Irrigation affected tree vegetative growth in accordance with what previously reported by other authors [10,11]. Differences in canopy volume increment between irrigation regimes were evident in both years and for both cultivars. A reduction in canopy volume induced by water stress has been observed in previous studies carried out in Spain and Argentina [18,41]. The detrimental effect of a moderate water stress was more evident on fruit than oil yields. The fruit yields of DI trees were 93% (Frantoio) and 83% (Leccino) than those of FI ones (average of two years), whereas the oil yields of the same trees were 101% and 96% than those of the control trees. Previous studies found that oil yield was less sensitive than fruit yield under water deficit conditions. Martínez-Gimeno et al. [42] reported that the oil yield of RDI1 trees (about 50% of control) was similar to that of fully irrigated trees, and that further water restrictions (RDI2 and RDI3) led to a reduction in oil yield of 9% and 27%, respectively. Other authors measured a reduction in the oil yields of deficit-irrigated trees comprising between 14 and 21% compared to fully irrigated trees [18,43,44]. In agreement with these results, Caruso et al. [9] reported significantly higher values of mesocarp oil content in mesocarps from deficit irrigated trees than in fully irrigated ones in three of the four experimental years. In a recent three-year experiment carried out on cultivar Arbequina, the oil content in fruits from trees subjected to sustained deficit irrigation (about 26–38% of full irrigation) was always higher, even if not significantly, than that measured for FI trees [45].

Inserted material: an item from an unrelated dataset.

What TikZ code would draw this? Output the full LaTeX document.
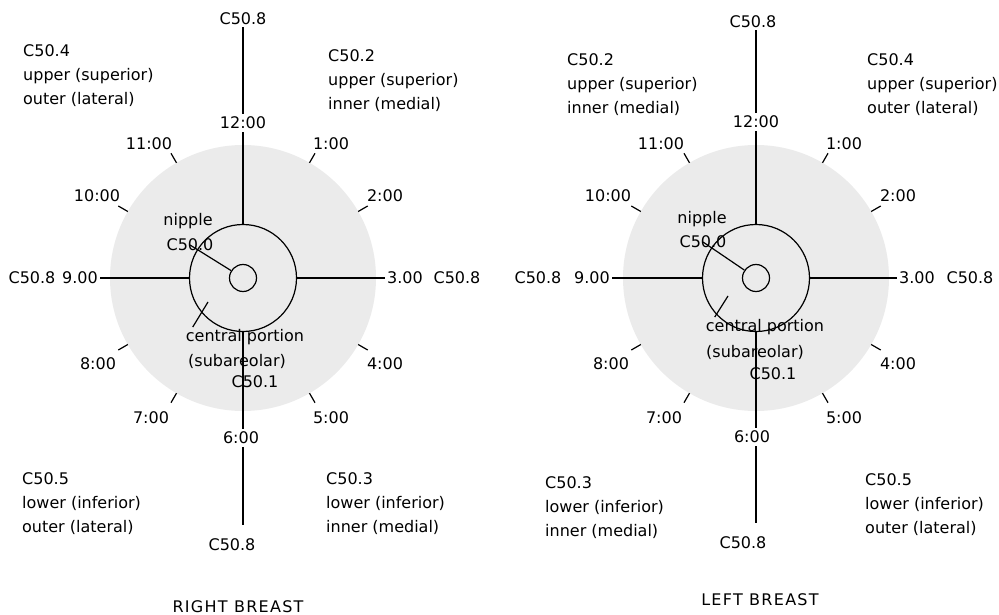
\documentclass[tikz,border=0pt]{standalone}
\usepackage{fontspec}
\setmainfont{DejaVu Sans}
\usetikzlibrary{calc}

\begin{document}
\begin{tikzpicture}[x=1pt,y=-1pt,
    every node/.style={font=\fontsize{16}{24}\selectfont,inner sep=2pt},
    ring node/.style={circle,draw,line width=1.2pt,minimum size=#1,inner sep=0pt},
    axis line/.style={line width=1.6pt},
    tick line/.style={line width=1.2pt},
    clock node/.style={fill=white,inner sep=3pt},
    block node/.style={align=left,anchor=north west,inner sep=0pt},
    title node/.style={font=\fontsize{16}{24}\selectfont\addfontfeatures{LetterSpace=8}}]
    \useasboundingbox (0,0) rectangle (999,615);

    % right breast
    \coordinate (R) at (243,278);
    \fill[black!8] (R) circle[radius=133pt];
    \node[ring node=107pt] (Rareola) at (R) {};
    \node[ring node=27pt] (Rnipple) at (R) {};
    \node (Rtop) at (243,19) {C50.8};
    \node (Rbottom) at (232,545) {C50.8};
    \coordinate (Rend) at (243,525);
    \node (R9) at (80,278) {9.00};
    \node (R9c) at (32,278) {C50.8};
    \node (R3) at (405,278) {3.00};
    \node (R3c) at (457,278) {C50.8};
    \node (Rnip) at (188,221) {nipple};
    \node (Rnipc) at (190,245) {C50.0};
    \node (Rcen) at (245,337) {central portion};
    \node (Rsub) at (237,361) {(subareolar)};
    \node (Rcenc) at (255,382) {C50.1};
    \coordinate (Rcentip) at (208,302);

    \path[axis line]
        (Rareola.north) edge (Rareola.north |- Rtop.south)
        (Rareola) edge (Rend)
        (R9) edge (Rareola)
        (Rareola) edge (R3)
        ;
    \path[tick line]
        (Rnipc.center) edge (Rnipple)
        ([xshift=9pt]Rcen.north west) edge (Rcentip)
        ;
    \foreach \h/\dx/\dy in {1/88/-134,2/142/-82,4/142/86,5/88/140,7/-92/140,8/-145/86,10/-146/-82,11/-94/-134} {
        \draw[tick line] ($(R)+(30*\h-90:133)$) -- ($(R)+(30*\h-90:144)$);
        \node (R\h) at ($(R)+(\dx,\dy)$) {\h:00};
    }
    \node[clock node] (R12) at (243,123) {12:00};
    \node[clock node] (R6) at (241,438) {6:00};

    \node[block node] (Rul) at (23,44) {C50.4\\upper (superior)\\outer (lateral)};
    \node[block node] (Rur) at (328,49) {C50.2\\upper (superior)\\inner (medial)};
    \node[block node] (Rll) at (22,472) {C50.5\\lower (inferior)\\outer (lateral)};
    \node[block node] (Rlr) at (326,472) {C50.3\\lower (inferior)\\inner (medial)};
    \node[title node] (Rtitle) at (238,607) {RIGHT BREAST};

    % left breast
    \coordinate (L) at (756,278);
    \fill[black!8] (L) circle[radius=133pt];
    \node[ring node=107pt] (Lareola) at (L) {};
    \node[ring node=27pt] (Lnipple) at (L) {};
    \node (Ltop) at (753,22) {C50.8};
    \node (Lbottom) at (743,543) {C50.8};
    \coordinate (Lend) at (756,523);
    \node (L9) at (592,278) {9.00};
    \node (L9c) at (538,278) {C50.8};
    \node (L3) at (917,278) {3.00};
    \node (L3c) at (970,278) {C50.8};
    \node (Lnip) at (702,219) {nipple};
    \node (Lnipc) at (703,242) {C50.0};
    \node (Lcen) at (765,327) {central portion};
    \node (Lsub) at (755,352) {(subareolar)};
    \node (Lcenc) at (773,374) {C50.1};
    \coordinate (Lcentip) at (728,296);

    \path[axis line]
        (Lareola.north) edge (Lareola.north |- Ltop.south)
        (Lareola) edge (Lend)
        (L9) edge (Lareola)
        (Lareola) edge (L3)
        ;
    \path[tick line]
        (Lnipc.center) edge (Lnipple)
        ([xshift=11pt]Lcen.north west) edge (Lcentip)
        ;
    \foreach \h/\dx/\dy in {1/88/-134,2/142/-82,4/142/86,5/88/140,7/-92/140,8/-145/86,10/-148/-82,11/-95/-134} {
        \draw[tick line] ($(L)+(30*\h-90:133)$) -- ($(L)+(30*\h-90:144)$);
        \node (L\h) at ($(L)+(\dx,\dy)$) {\h:00};
    }
    \node[clock node] (L12) at (756,122) {12:00};
    \node[clock node] (L6) at (752,437) {6:00};

    \node[block node] (Lul) at (567,53) {C50.2\\upper (superior)\\inner (medial)};
    \node[block node] (Lur) at (867,53) {C50.4\\upper (superior)\\outer (lateral)};
    \node[block node] (Lll) at (545,476) {C50.3\\lower (inferior)\\inner (medial)};
    \node[block node] (Llr) at (865,473) {C50.5\\lower (inferior)\\outer (lateral)};
    \node[title node] (Ltitle) at (760,600) {LEFT BREAST};
\end{tikzpicture}
\end{document}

Our results confirm CWSI to be a reliable alternative to SWP for estimating tree water status of mature trees. The simplified approach for CWSI calculation proposed by Bian et al. [27] was here tested for the first time in a high-density olive orchard using UAV thermal images and yielded valuable results. This approach is based on an intrinsic analysis of thermal images avoiding the need for additional field measurements or analytical data, making this method feasible for thermal imaging applications in commercial orchards. We found, indeed, a significant and stable relationship between the remotely sensed CWSI and the SWP measured on two cultivars at different phenological stages, expanding previously reported results for olive trees whereby the CWSI was calculated following analytical approaches [46,47]. The courses of CWSI and SWP also showed similar patterns during the irrigation period of both years, similarly to what reported by Egea et al. [47].

Previous works showed the fitness of UAV imagery for the estimation of geometrical canopy characteristics in olive orchards [28,29,30,31]. Using different olive cultivars, significant relationships between NDVI and LAI were measured by Caruso et al. [29] and Berni et al. [19] (R² of 0.78 and 0.88, respectively). In this study, we measured the relationship between canopy volume and LAI for the first time in olive and obtained a significant and similar correlation for both cultivars. The “geometrical” nature of canopy volume and LAI could potentially overcome some bias in the LAI estimation through NDVI values. In fact, differently from NDVI, canopy volume is not affected by differences in the canopy spectral response caused by different olive genotypes or by biotic and abiotic stresses.

High-resolution UAV imagery of olive canopies have also been used in phenotyping experiments [32,33,34,35] or agronomic trials [29,36]. In the current study, using RGB images by an UAV, it was possible to measure and monitoring the canopy growth for individual trees according to the level of stress experienced. This information, coupled with yield parameters, could be potentially used as a rapid, non-destructive method to assess the tree vegetative-to-reproductive balance, which is important for tree performance. In viticulture, the Ravaz index, which is the ratio between yield and winter pruning weight, is used to assess grapevine balance. In olive growing, the pruning technique is more variable and less standardized than in viticulture, and there are no quick methods to determine the relationship between vegetative growth (e.g., leaf area and canopy size) and yield. In this regard, the canopy volume increment could be used as an alternative to the pruning weight as an indicator of the vegetative biomass produced by individual trees or the whole orchard.

The remote sensed indices by UAV have been previously tested in olive as a yield predictor [35,48,49,50,51]. The relationship between water status indicators, such as stem water potential, and tree performance has also been already assessed [45,52]. We showed that a UAV-derived water status indicator, such as the CWSI, can be used to establish correlations between the daily integrated CWSI and the canopy volume increment, fruit yield, and oil yield.

5. Conclusions

Deficit irrigation strategies are becoming crucial in olive orchards due to the increasing scarcity of water resources and the frequency of prolonged drought periods. In this experiment, deficit irrigation allowed to save about 56–59% of water compared to full irrigation with limited or no effect on fruit and oil yields, respectively. The above-mentioned beneficial effect can be achieved only by an accurate monitoring of both physiological and agronomic tree responses to the water stress imposed by DI strategies. Our results propose the use of the VIS-TIR images from UAVs as a reliable method to monitor both the tree water stress and its effect on canopy growth and yield at the field level, for a more efficient application of DI strategies in olive orchards.